The smelting slot accepts any item, even one that can't be smelted. Only put items into the material loading chest that actually need to be smelted, otherwise stray items will get stuck in the furnaces.

Three rows of hoppers around the furnaces
Step 5. Rails Above the Hoppers
Lay rails on the top hoppers along the whole row, then do the same on the back fuel hoppers. That gives you two parallel rail paths. Every rail resting directly on a hopper must be a regular rail.
Don't place powered rails above the working hoppers. An activated powered rail stops the hopper beneath it from feeding items into the furnace, and the row will stop filling up. Powered rails only go at the ends of the build.
Step 6. Far End: Minecart Return
At the end of both rows farthest from the chest, stack blocks into a step. On the step below that block, place a redstone torch — it powers the block holding the rail, keeping the rail active and bouncing the minecart back toward the chests.

Block steps and redstone torches
Step 7. Near End: Loading and the Lever
Near the output chest, raise both paths two blocks up with blocks and place a powered rail on top of each. Above each of these rails, place a double loading chest: above the material row, a chest with the resource to be smelted; above the fuel row, a chest with coal, charcoal, or other fuel. Hang a lever on the block holding these rails — it turns the launch on and off.

Two rows of rails with powered rails at the ends
Step 8. Hopper Minecarts
Place two hopper minecarts on the powered rails at the near end — one for each path. Each minecart will sit under a loading chest and pick up items from it one at a time (a full stack in roughly 12 seconds).

The fully finished smelting plant
Step 9. Starting It Up
Pour material into one chest and fuel into the other.
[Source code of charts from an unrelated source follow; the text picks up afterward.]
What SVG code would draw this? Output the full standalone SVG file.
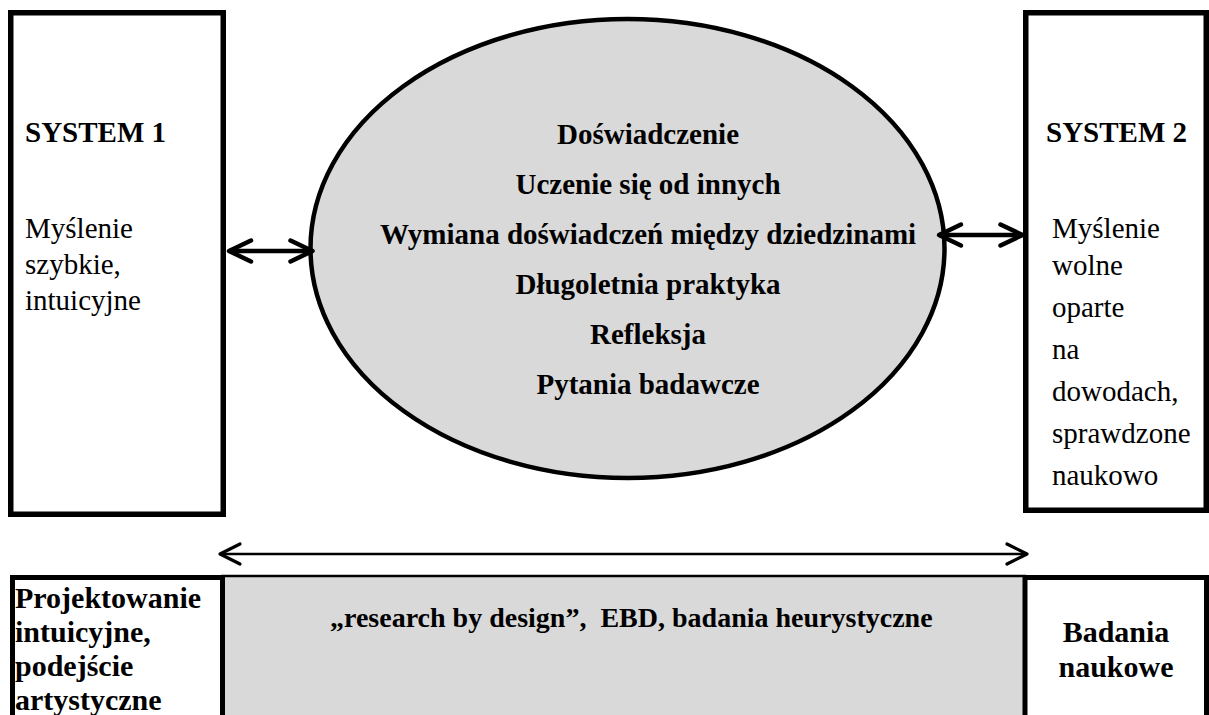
<svg xmlns="http://www.w3.org/2000/svg" width="1209" height="715" viewBox="0 0 1209 715">
<defs>
<style>
text{font-family:"Liberation Serif","Times New Roman",serif;fill:#000}
.b{font-weight:bold;font-size:29px}
.r{font-size:29px}
.bb{font-weight:bold;font-size:30px}
.box{fill:#fff;stroke:#000;stroke-width:5.5}
.gray{fill:#d9d9d9;stroke:#000}
.thick{stroke:#000;stroke-width:4.5;fill:none}
.thin{stroke:#000;stroke-width:2.5;fill:none}
</style>
<marker id="headThick" markerUnits="userSpaceOnUse" viewBox="-27 -14 30 28" refX="0" refY="0" markerWidth="30" markerHeight="28" orient="auto-start-reverse">
<path d="M-22,-10.5 L0,0 L-22,10.5" fill="none" stroke="#000" stroke-width="4.5" stroke-linecap="round" stroke-linejoin="round"/>
</marker>
<marker id="headThin" markerUnits="userSpaceOnUse" viewBox="-24 -13 27 26" refX="0" refY="0" markerWidth="27" markerHeight="26" orient="auto-start-reverse">
<path d="M-20,-10 L0,0 L-20,10" fill="none" stroke="#000" stroke-width="3.2" stroke-linecap="round" stroke-linejoin="round"/>
</marker>
</defs>

<g id="system1">
<rect class="box" x="10.75" y="12.75" width="212.5" height="501.5"/>
<text class="b" x="25" y="142">SYSTEM 1</text>
<text class="r" x="25" y="238">Myślenie</text>
<text class="r" x="25" y="274">szybkie,</text>
<text class="r" x="25" y="310">intuicyjne</text>
</g>

<g id="center">
<ellipse cx="627.5" cy="248.5" rx="317" ry="229.5" fill="#d9d9d9" stroke="#000" stroke-width="4.5"/>
<text class="b" x="648" y="144" text-anchor="middle">Doświadczenie</text>
<text class="b" x="648" y="193.5" text-anchor="middle">Uczenie się od innych</text>
<text class="b" x="648" y="244" text-anchor="middle">Wymiana doświadczeń między dziedzinami</text>
<text class="b" x="648" y="294" text-anchor="middle">Długoletnia praktyka</text>
<text class="b" x="648" y="344" text-anchor="middle">Refleksja</text>
<text class="b" x="648" y="394" text-anchor="middle">Pytania badawcze</text>
</g>

<g id="system2">
<rect class="box" x="1025.75" y="12.75" width="180.5" height="497.5"/>
<text class="b" x="1046" y="142">SYSTEM 2</text>
<text class="r" x="1052" y="238">Myślenie</text>
<text class="r" x="1052" y="275">wolne</text>
<text class="r" x="1052" y="317">oparte</text>
<text class="r" x="1052" y="359">na</text>
<text class="r" x="1052" y="401">dowodach,</text>
<text class="r" x="1052" y="443">sprawdzone</text>
<text class="r" x="1052" y="485">naukowo</text>
</g>

<g id="middle-band">
<rect class="gray" stroke-width="2.5" x="222.5" y="576" width="802.5" height="200"/>
<text class="b" x="330" y="627" xml:space="preserve" style="font-size:28px">„research by design”,  EBD, badania heurystyczne</text>
</g>

<g id="design">
<rect class="box" x="12.5" y="577.5" width="210" height="200" style="stroke-width:5"/>
<text class="bb" x="15" y="608">Projektowanie</text>
<text class="bb" x="15" y="642">intuicyjne,</text>
<text class="bb" x="15" y="676">podejście</text>
<text class="bb" x="15" y="710">artystyczne</text>
</g>

<g id="science">
<rect class="box" x="1025" y="577.5" width="181.5" height="200" style="stroke-width:5"/>
<text class="bb" x="1116" y="642" text-anchor="middle">Badania</text>
<text class="bb" x="1116" y="677" text-anchor="middle">naukowe</text>
</g>

<g id="connectors">
<line class="thick" x1="229" y1="251" x2="312.5" y2="251" marker-start="url(#headThick)" marker-end="url(#headThick)"/>
<line class="thick" x1="939" y1="235" x2="1022.5" y2="235" marker-start="url(#headThick)" marker-end="url(#headThick)"/>
<line class="thin" x1="220" y1="554" x2="1027" y2="554" marker-start="url(#headThin)" marker-end="url(#headThin)"/>
</g>
</svg>
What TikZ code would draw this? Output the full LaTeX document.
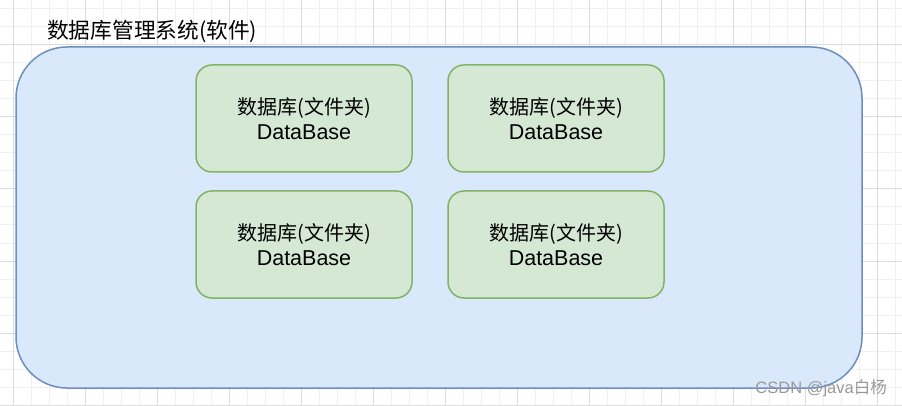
\documentclass[tikz,border=0pt]{standalone}
\usepackage{fontspec}
\setmainfont{Noto Sans CJK SC}
\newfontfamily\latin{Liberation Sans}
\usetikzlibrary{positioning}
\definecolor{sysfill}{HTML}{DAE8FC}
\definecolor{sysline}{HTML}{6C8EBF}
\definecolor{dbfill}{HTML}{D5E8D4}
\definecolor{dbline}{HTML}{82B366}
\tikzset{x=1pt, y=-1pt,
    node distance=17.5pt and 34.5pt,
    minor/.style={draw=black!6, line width=1pt},
    major/.style={draw=black!14, line width=1pt},
    system/.style={
        draw=sysline,
        fill=sysfill,
        line width=1.5pt,
        rounded corners=51pt,
        minimum width=846pt,
        minimum height=341pt},
    dbbox/.style={
        draw=dbline,
        fill=dbfill,
        line width=1.5pt,
        rounded corners=16pt,
        minimum width=216pt,
        minimum height=107pt,
        inner sep=0pt,
        align=center,
        font=\fontsize{20}{25}\selectfont},
    title/.style={font=\fontsize{21.7}{25}\selectfont, inner sep=0pt},
    mark text/.style={font=\fontsize{16.5}{18}\selectfont, text=black!40, inner sep=0pt}}
\newcommand{\dblabel}{数据库(文件夹)\\{\latin\fontsize{21.5}{25}\selectfont DataBase}}

\begin{document}
\begin{tikzpicture}
        \useasboundingbox (0,0) rectangle (902,406);
        % background grid
        \foreach \x in {13,31,...,901} \draw[minor] (\x,0) -- (\x,406);
        \foreach \y in {9,27,...,405} \draw[minor] (0,\y) -- (902,\y);
        \foreach \x in {13,85,...,877} \draw[major] (\x,0) -- (\x,406);
        \foreach \y in {45,117,...,405} \draw[major] (0,\y) -- (902,\y);
        \node[system] (sys) at (439,217.5) {};
        \node[title, anchor=west] (name) at (47,31) {数据库管理系统(软件)};
        \node[dbbox] (db1) at (304,118.5) {\dblabel};
        \node[dbbox,right=of db1] (db2) {\dblabel};
        \node[dbbox,below=of db1] (db3) {\dblabel};
        \node[dbbox,below=of db2] (db4) {\dblabel};
        \node[mark text, anchor=east] (mark) at (887,388) {{\latin CSDN @java}白杨};
    \end{tikzpicture}
\end{document}
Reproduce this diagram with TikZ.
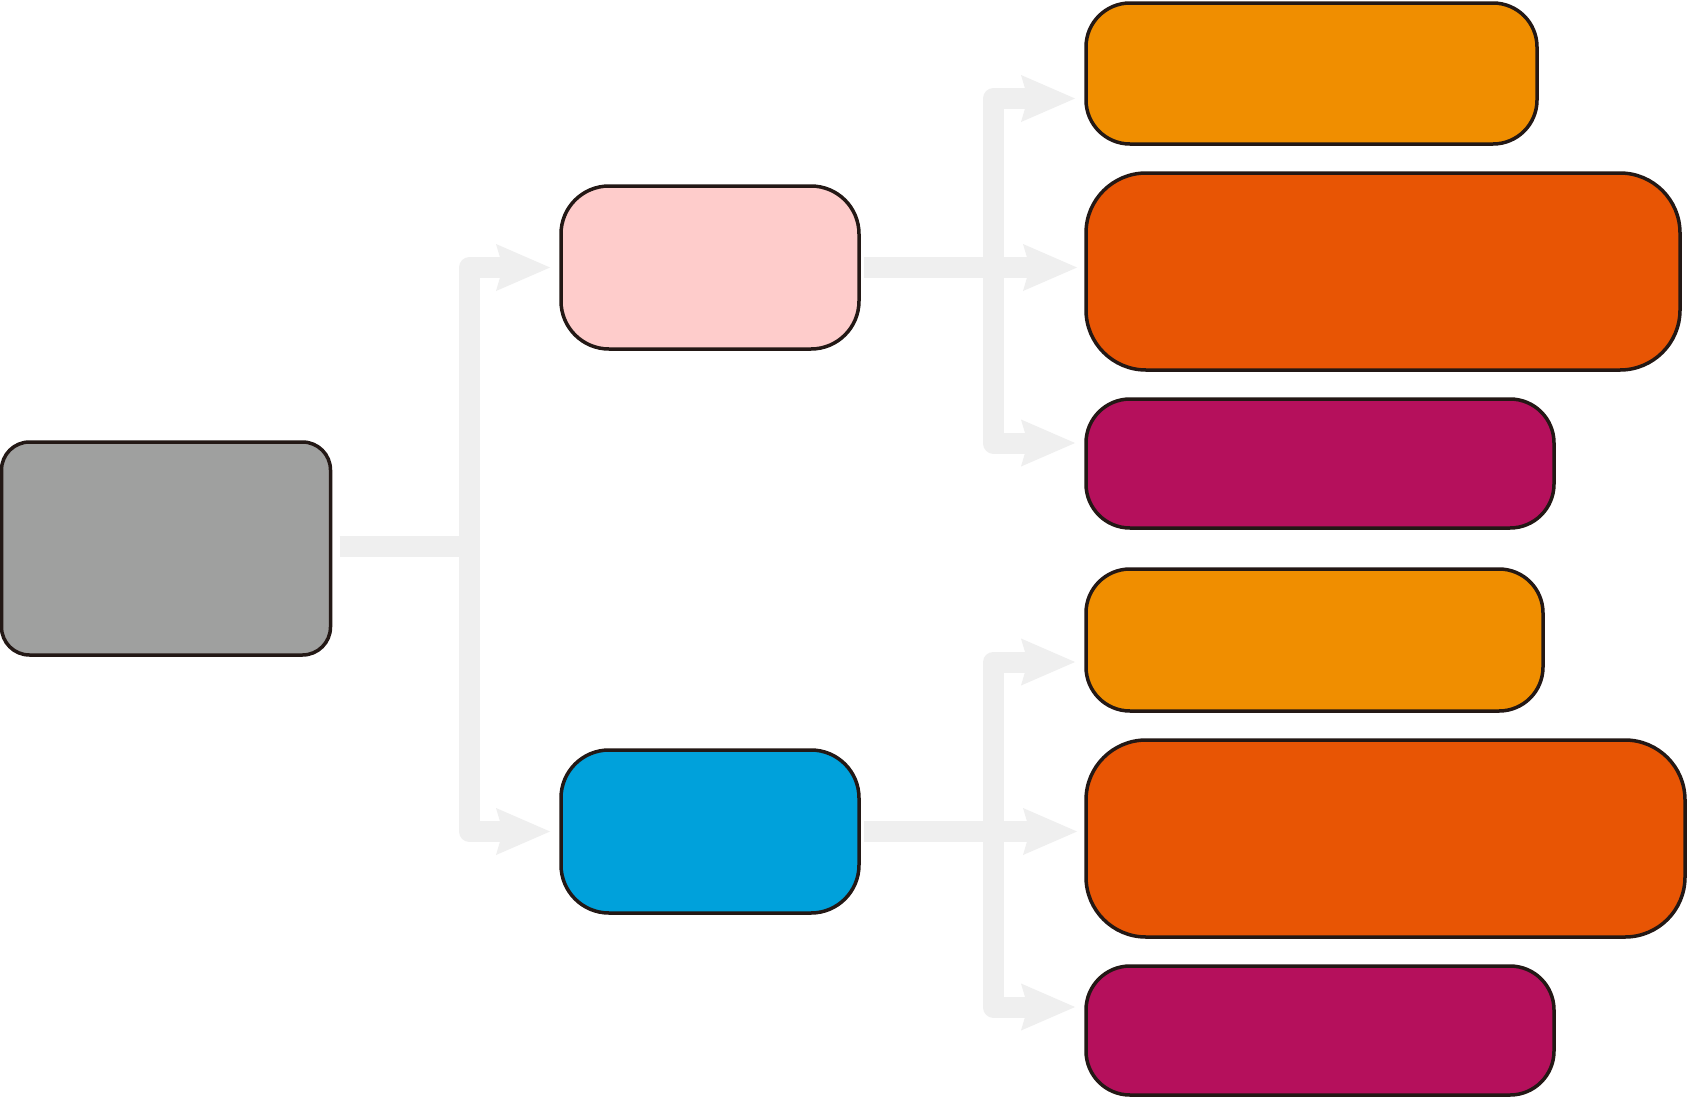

Flip the lever: the powered rails launch the minecarts, they roll over the rows of hoppers, and each hopper under the path pulls one item out of the minecart. That's how material and fuel spread evenly across all the furnaces, while at the far end the torches bounce the minecarts back under the chests to refill. The smelted output drops down through the bottom hoppers into the output chest.
Conclusion
Smelting with minecarts solves one problem: processing a resource without manually shuffling items and without wasting fuel on partially filled furnaces. It's well suited to survival play, when you need to regularly smelt stacks of ore, sand, or food and don't want to deal with redstone. If you need maximum throughput for 12+ furnaces, a hopper array with comparators is a better fit.